___ Dataset excerpt

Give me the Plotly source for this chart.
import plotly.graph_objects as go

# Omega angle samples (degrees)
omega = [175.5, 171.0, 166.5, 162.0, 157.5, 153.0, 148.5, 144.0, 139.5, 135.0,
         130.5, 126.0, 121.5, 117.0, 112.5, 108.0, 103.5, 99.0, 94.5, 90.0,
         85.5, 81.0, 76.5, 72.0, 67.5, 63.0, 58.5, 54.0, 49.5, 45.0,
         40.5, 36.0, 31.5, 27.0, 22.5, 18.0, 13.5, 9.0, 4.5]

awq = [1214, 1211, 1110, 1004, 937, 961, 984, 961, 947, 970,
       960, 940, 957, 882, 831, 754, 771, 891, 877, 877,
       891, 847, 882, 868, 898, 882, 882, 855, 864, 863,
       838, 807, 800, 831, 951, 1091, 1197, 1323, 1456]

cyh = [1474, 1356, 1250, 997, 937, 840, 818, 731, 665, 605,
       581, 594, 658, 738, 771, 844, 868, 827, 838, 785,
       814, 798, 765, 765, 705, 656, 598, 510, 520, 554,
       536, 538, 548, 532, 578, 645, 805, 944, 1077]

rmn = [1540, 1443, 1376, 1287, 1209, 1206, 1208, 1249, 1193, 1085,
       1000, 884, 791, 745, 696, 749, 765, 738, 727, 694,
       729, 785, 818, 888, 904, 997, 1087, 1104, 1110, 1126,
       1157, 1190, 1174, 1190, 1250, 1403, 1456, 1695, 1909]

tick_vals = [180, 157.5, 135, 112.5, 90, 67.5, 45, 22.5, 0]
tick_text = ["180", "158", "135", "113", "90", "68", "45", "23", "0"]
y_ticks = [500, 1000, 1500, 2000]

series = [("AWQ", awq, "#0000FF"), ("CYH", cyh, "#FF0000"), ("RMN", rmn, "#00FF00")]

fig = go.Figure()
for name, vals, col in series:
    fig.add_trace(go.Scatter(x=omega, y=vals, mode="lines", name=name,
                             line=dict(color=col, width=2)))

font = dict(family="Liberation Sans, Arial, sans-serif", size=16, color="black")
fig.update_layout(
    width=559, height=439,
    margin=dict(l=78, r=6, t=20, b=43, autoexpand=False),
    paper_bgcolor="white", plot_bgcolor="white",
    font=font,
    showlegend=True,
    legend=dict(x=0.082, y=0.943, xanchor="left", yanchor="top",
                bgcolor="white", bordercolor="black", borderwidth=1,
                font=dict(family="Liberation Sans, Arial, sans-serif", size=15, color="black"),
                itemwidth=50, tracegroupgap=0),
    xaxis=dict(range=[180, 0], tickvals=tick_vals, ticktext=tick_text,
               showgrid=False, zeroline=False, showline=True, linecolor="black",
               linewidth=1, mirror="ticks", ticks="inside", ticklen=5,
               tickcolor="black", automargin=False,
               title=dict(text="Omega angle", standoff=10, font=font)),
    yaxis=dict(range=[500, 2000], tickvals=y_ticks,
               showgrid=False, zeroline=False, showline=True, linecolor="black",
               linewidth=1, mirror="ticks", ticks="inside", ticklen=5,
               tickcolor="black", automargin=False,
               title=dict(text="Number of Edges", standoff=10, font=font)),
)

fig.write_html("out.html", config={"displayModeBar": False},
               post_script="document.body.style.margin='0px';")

______

■ Set exercise ■
What are the exact lines from the beginning of the material through the line containing "line=dict(color=col, width=2)))"? Write out those lines alone.

■ Complete response ■
Give me the Plotly source for this chart.
import plotly.graph_objects as go

# Omega angle samples (degrees)
omega = [175.5, 171.0, 166.5, 162.0, 157.5, 153.0, 148.5, 144.0, 139.5, 135.0,
         130.5, 126.0, 121.5, 117.0, 112.5, 108.0, 103.5, 99.0, 94.5, 90.0,
         85.5, 81.0, 76.5, 72.0, 67.5, 63.0, 58.5, 54.0, 49.5, 45.0,
         40.5, 36.0, 31.5, 27.0, 22.5, 18.0, 13.5, 9.0, 4.5]

awq = [1214, 1211, 1110, 1004, 937, 961, 984, 961, 947, 970,
       960, 940, 957, 882, 831, 754, 771, 891, 877, 877,
       891, 847, 882, 868, 898, 882, 882, 855, 864, 863,
       838, 807, 800, 831, 951, 1091, 1197, 1323, 1456]

cyh = [1474, 1356, 1250, 997, 937, 840, 818, 731, 665, 605,
       581, 594, 658, 738, 771, 844, 868, 827, 838, 785,
       814, 798, 765, 765, 705, 656, 598, 510, 520, 554,
       536, 538, 548, 532, 578, 645, 805, 944, 1077]

rmn = [1540, 1443, 1376, 1287, 1209, 1206, 1208, 1249, 1193, 1085,
       1000, 884, 791, 745, 696, 749, 765, 738, 727, 694,
       729, 785, 818, 888, 904, 997, 1087, 1104, 1110, 1126,
       1157, 1190, 1174, 1190, 1250, 1403, 1456, 1695, 1909]

tick_vals = [180, 157.5, 135, 112.5, 90, 67.5, 45, 22.5, 0]
tick_text = ["180", "158", "135", "113", "90", "68", "45", "23", "0"]
y_ticks = [500, 1000, 1500, 2000]

series = [("AWQ", awq, "#0000FF"), ("CYH", cyh, "#FF0000"), ("RMN", rmn, "#00FF00")]

fig = go.Figure()
for name, vals, col in series:
    fig.add_trace(go.Scatter(x=omega, y=vals, mode="lines", name=name,
                             line=dict(color=col, width=2)))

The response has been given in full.